Don’t get me wrong — I love the Super Bowl. The games have been good the last decade or so, and it’s a fun excuse to get drunk and eat a lot, but it’s not a national holiday. It’s not the fourth of July. Stop treating it as such.
Anyway, the bullshit patriotism was only one of several things that made the Super Bowl telecast a disgrace (and I’m not even including Joe Buck in this list). Let’s talk about the halftime show, shall we?
/indecipherable wail of agony
With all respect to the list Stereogum compiled last week, this was far and away the worst Super Bowl halftime show of all time. Worse than Up With People. Worse than the Indiana Jones stunt show. Worse than Britney Spears. Worse than anything. This was the worst thing of our lives.
The Black-Eyed Peas, in all their corporate, prefab glory, managed to kill “Sweet Child o’ Mine.” It’s dead. We can’t enjoy it anymore. Then, they managed to kill Dirty Dancing. I hope there’s no afterlife, because I don’t want Patrick Swayze to have been exposed to that in any form.
The Black-Eyed Peas are a fucking disgrace.
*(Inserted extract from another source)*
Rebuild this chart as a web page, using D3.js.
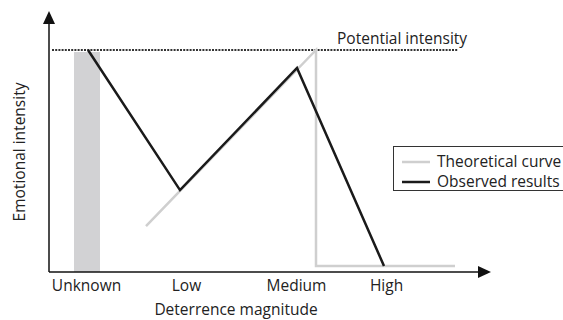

Let’s move on…
…to the commercials!
The greatest trick the devil ever pulled is persuading us that Super Bowl ads are an event. That we need to watch the commercials online before they air. That we need to rank them to see which advertisement America loved best.
A handful of truly inspired commercials (still commercials, though, mind you) in the ’80s and ’90s — the famous Mac ad, the Michael J. Fox Pepsi ad — have fooled us into thinking that Super Bowl commercials are somehow special and more worthy than regular commercials. They are not.
The ads have grown more pandering and base over the years, to the point that in 2011 we’re basically looking at ads featuring cute animals, cute toddlers and kick-to-the-crotch slapstick comedy. Of the USA Today Ad Meter’s top ten ads from last night, five feature animals, one features an adorable tyke, and one features slapstick comedy (including a pie to the face). The other three are simply dumb (another recurring theme). And there are plenty more of all three tropes further down the list.
And people really do love this nonsense. I watched the game among 20- and 30-somethings in a bar in Chicago, a metropolitan, liberal-leaning city, and people think this shit is hilarious. They love it when babies talk, when guys get hit in the balls, and when Adam Sandler uses funny voices. Patrons of this particular bar cracked up consistently and often.
The combination of everything involved in this spectacle: the rah-rah American bullshit, the commercials, the “music,” and yes, Joe Buck, conspired to make me wake up today loathing humanity. Even though I managed to successfully avoid 99% of the pre-game hype these last two weeks, after having this putrid witches’ brew shoved down our throats last night, I’m fucking ready for baseball season.